Matt: You and I both visited the set of Deadwood when it still existed. I really felt as if I had stepped into the mind of David Milch when I was on that set.

Alan: Yes.

Matt: Just the way they’d constructed it, so that the writers’ bungalows, and the costume place, and the stable and the props department, all of that was in the same place, and the town was a working town. The interiors and the exteriors were in the same buildings. It was like that set was actually Deadwood, the real place, except there were lights hanging from rafters in the ceilings of the rooms and cameras and cables in the streets. I can’t really think of another show that did that. Maybe Lost was that way, because they were shooting on location in Hawaii?

Alan: Not quite, because on Lost, the writers were in L.A., so that was a much more split-up thing.

I felt like a portrait of Milch was the best way to illustrate HBO in that period as a place of absolute freedom. He took advantage of that even more than Chase did, even more than Simon did. He just kind of—not “went crazy,” but kind of went to town with, “I can do all of these things, and I don’t have the checks and balances that I’ve had to deal with throughout my career. Whatever I want to do, and in whatever process that makes sense to me, that’s what I’m going to do.”

Al Swearengen in "Deadwood."
Al Swearengen in "Deadwood."
Matt: My first insight into the controlled chaos of David Milch was when I spoke to Ian McShane, aka Al Swearengen, after the Television Critics Awards ceremony in the summer of 2004, after he’d been given an award for outstanding individual achievement in drama for his performance on Deadwood. I went up to him at the bar, made some small talk, then asked, “So, what’s it like delivering those long monologues? Did your experience in legitimate theater help with that?”

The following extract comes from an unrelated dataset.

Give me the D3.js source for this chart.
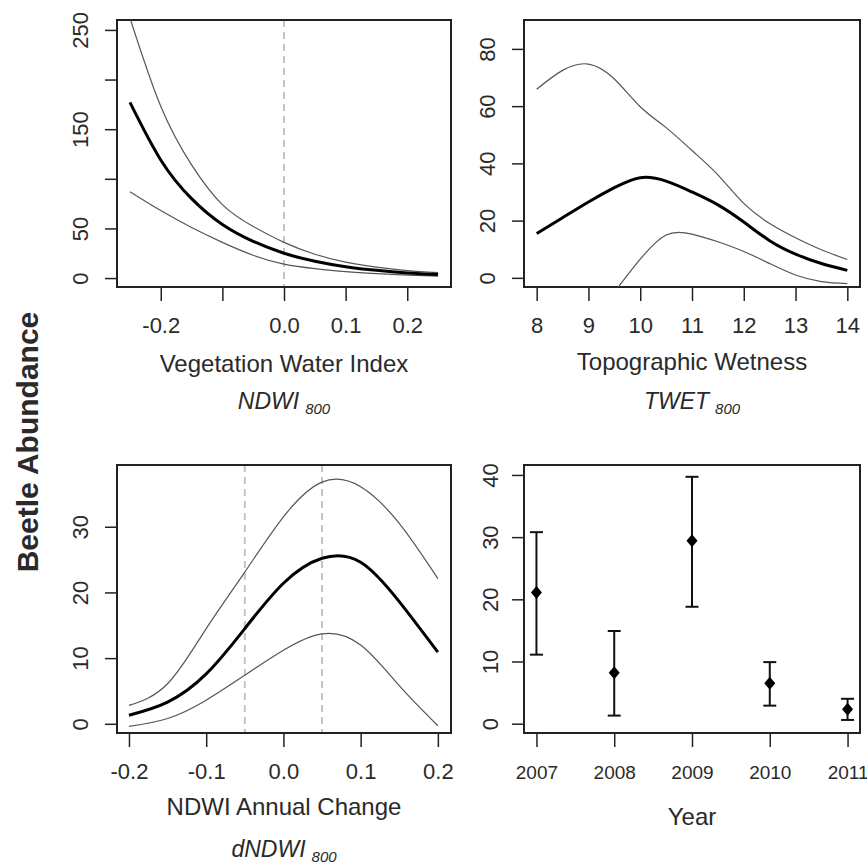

Then he took a drink, and he laughed.

Then he went on, “Let me tell you about Mr. Milch’s monologues. They are one or two pages long, and they are often one long sentence, if you study them, which would make them difficult to memorize and deliver anyway, simply because of that. But on top of this, Mr. Milch will never let you simply deliver a monologue. You have to be addressing a severed Indian head in a box or receiving a blowjob from a prostitute under a table.”

Alan: [Laughs]

Matt: And he goes on, “Added to which, often these monologues are rewritten up to the very last possible second, to the point where they’re handing you the pages five minutes before they call ‘action’, and the pages are still hot from the fucking printer!”

And I realized, as he was telling me this story, that McShane had absorbed the writerly rhythms of David Milch—a man who McShane speaks very highly of, by the way—even as he felt emboldened to bust the guy’s chops while talking to a journalist.

Alan: Well, that speaks to how each person who works with David Milch has to find his or her way of dealing with the controlled chaos of a David Milch production. Some people who’ve worked with Milch speak of him very highly and would work with him again in a second. Others just couldn’t handle it and wanted to get out of there as fast as possible, understandably.